Unnamed: 0,pclass,survived,name,sex,age,sibsp,parch,ticket,fare,cabin,embarked,boat,body,home.dest
0,1,1,"Allen, Miss. Elisabeth Walton",female,29.0,0,0,24160,211.3375,B5,S,2.0,,"St Louis, MO"
1,1,1,"Allison, Master. Hudson Trevor",male,0.9167,1,2,113781,151.55,C22 C26,S,11.0,,"Montreal, PQ / Chesterville, ON"
2,1,0,"Allison, Miss. Helen Loraine",female,2.0,1,2,113781,151.55,C22 C26,S,,,"Montreal, PQ / Chesterville, ON"
3,1,0,"Allison, Mr. Hudson Joshua Creighton",male,30.0,1,2,113781,151.55,C22 C26,S,,135.0,"Montreal, PQ / Chesterville, ON"
4,1,0,"Allison, Mrs.
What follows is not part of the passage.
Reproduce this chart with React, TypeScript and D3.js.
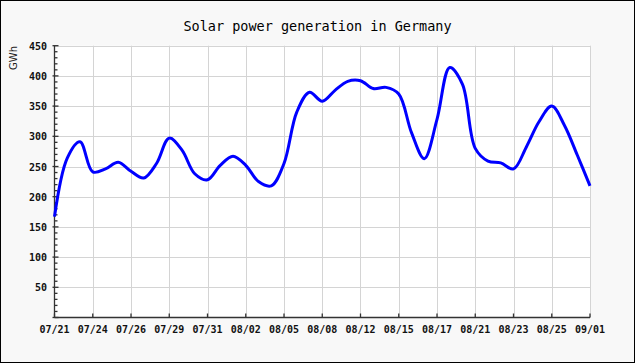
import React, { useEffect, useRef } from 'react';
import * as d3 from 'd3';

// daily-ish generation readings, GWh
const values = [
    167, 264, 291, 241, 246, 257, 242, 231, 255, 297, 277, 238, 228, 252, 267,
    252, 225, 218, 255, 340, 373, 358, 376, 391, 392, 379, 381, 370, 306, 263,
    328, 414, 386, 280, 259, 256, 246, 282, 324, 350, 318, 269, 218,
];
// one label every 3rd point
const tickLabels = [
    '07/21', '07/24', '07/26', '07/29', '07/31', '08/02', '08/05', '08/08',
    '08/12', '08/15', '08/17', '08/21', '08/23', '08/25', '09/01',
];
const yTicks = [50, 100, 150, 200, 250, 300, 350, 400, 450];
const title = 'Solar power generation in Germany';
const yTitle = 'GWh';

const W = 635;
const H = 363;
const plot = { left: 54.5, right: 590, top: 45.7, bottom: 317.5 };

const App = () => {
    const svgRef = useRef<SVGSVGElement>(null);

    useEffect(() => {
        const svg = d3.select(svgRef.current);
        svg.selectAll('*').remove();

        const x = d3.scaleLinear().domain([0, values.length - 1]).range([plot.left, plot.right]);
        const y = d3.scaleLinear().domain([0, 450]).range([plot.bottom, plot.top]);
        const step = (values.length - 1) / (tickLabels.length - 1);

        svg.append('rect')
            .attr('x', 0.5).attr('y', 0.5)
            .attr('width', W - 1).attr('height', H - 1)
            .attr('fill', '#f8f8f8').attr('stroke', '#000');

        svg.append('rect')
            .attr('x', plot.left).attr('y', plot.top)
            .attr('width', plot.right - plot.left).attr('height', plot.bottom - plot.top)
            .attr('fill', '#fff');

        svg.append('text')
            .attr('x', W / 2).attr('y', 31)
            .attr('text-anchor', 'middle')
            .style('font-family', 'DejaVu Sans Mono')
            .style('font-size', '13.5px')
            .attr('fill', '#000')
            .text(title);

        const grid = svg.append('g').attr('stroke', '#d4d4d4').attr('stroke-width', 1);
        yTicks.forEach((t) => {
            grid.append('line')
                .attr('x1', plot.left).attr('x2', plot.right)
                .attr('y1', Math.round(y(t)) + 0.5).attr('y2', Math.round(y(t)) + 0.5);
        });
        tickLabels.forEach((_, i) => {
            if (i === 0) return;
            const px = Math.round(x(i * step)) + 0.5;
            grid.append('line')
                .attr('x1', px).attr('x2', px)
                .attr('y1', plot.top).attr('y2', plot.bottom);
        });

        // axes
        const axis = svg.append('g').attr('stroke', '#333').attr('stroke-width', 1.3);
        axis.append('line')
            .attr('x1', plot.left).attr('x2', plot.left)
            .attr('y1', plot.top).attr('y2', plot.bottom);
        axis.append('line')
            .attr('x1', plot.left).attr('x2', plot.right)
            .attr('y1', plot.bottom).attr('y2', plot.bottom);
        d3.range(0, 451, 10).forEach((t) => {
            const major = t % 50 === 0;
            axis.append('line')
                .attr('x1', plot.left - (major ? 2 : 0)).attr('x2', plot.left + (major ? 4 : 3))
                .attr('y1', y(t)).attr('y2', y(t));
        });
        tickLabels.forEach((_, i) => {
            axis.append('line')
                .attr('x1', x(i * step)).attr('x2', x(i * step))
                .attr('y1', plot.bottom).attr('y2', plot.bottom - 4);
        });

        const labelStyle = (sel: any) => sel
            .style('font-family', 'DejaVu Sans Mono')
            .style('font-size', '10px')
            .style('font-weight', 'bold')
            .attr('fill', '#111');

        yTicks.forEach((t) => {
            svg.append('text')
                .attr('x', 47).attr('y', y(t) + 4)
                .attr('text-anchor', 'end')
                .call(labelStyle)
                .text(t);
        });
        tickLabels.forEach((lab, i) => {
            svg.append('text')
                .attr('x', x(i * step)).attr('y', 333)
                .attr('text-anchor', 'middle')
                .call(labelStyle)
                .text(lab);
        });

        svg.append('text')
            .attr('transform', 'translate(17,58) rotate(-90)')
            .attr('text-anchor', 'middle')
            .style('font-family', 'DejaVu Sans')
            .style('font-size', '10px')
            .attr('fill', '#222')
            .text(yTitle);

        const line = d3.line<number>()
            .x((_, i) => x(i))
            .y((d) => y(d))
            .curve(d3.curveCatmullRom.alpha(0.5));

        svg.append('path')
            .datum(values)
            .attr('d', line)
            .attr('fill', 'none')
            .attr('stroke', '#0000ff')
            .attr('stroke-width', 3)
            .attr('stroke-linejoin', 'round');
    }, []);

    return (
        <svg
            ref={svgRef}
            width={W}
            height={H}
            style={{ position: 'absolute', left: 0, top: 0 }}
        ></svg>
    );
};

export default App;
Hudson J C (Bessie Waldo Daniels)",female,25.0,1,2,113781,151.55,C22 C26,S,,,"Montreal, PQ / Chesterville, ON"


**Values considered “missing”**

There are many ways to represent missing values in both the dataset file and the python pandas.

Missing values in the data might be blank entries, or '?', or something else that data collecters agreed on to represent unobserved data.
In this case it is '?' -- knowing this, we tell `pandas` what to consider as missing values via `na_values=['?']`.

At the "other end", `pandas` can represent missing values in several different ways. As can be seen above, "NaN" is the default missing value marker, however, we need to be able to easily detect this value with data of different types: floating point, integer, boolean, and general object. In many cases, however, some other forms can refer to missing values such as None “missing” or “not available”, “NA", or (-)inf .


In [3]:
# Let's drop some features that we will not consider here.
titanic_data.drop(['name','ticket', 'embarked', 'boat' ,'body' ,'home.dest'], axis=1, inplace=True)

Now we will split the data to train and test subsets as **ONLY** the training data will be used to learn the imputers then the learnt models are applied to the test data

In [4]:
from sklearn.model_selection import train_test_split
y=titanic_data['survived']
X=titanic_data.drop(['survived'], axis=1)
X_titanic_train, X_titanic_test, y_titanic_train, y_titanic_test = train_test_split(X, y, test_size=0.3, random_state=42)

In [5]:
#Now if we perform classification it might not work for most classifiers
from sklearn.ensemble import RandomForestClassifier
classifier = RandomForestClassifier()
#classifier=SVC()
classifier.fit(X_titanic_train, y_titanic_train)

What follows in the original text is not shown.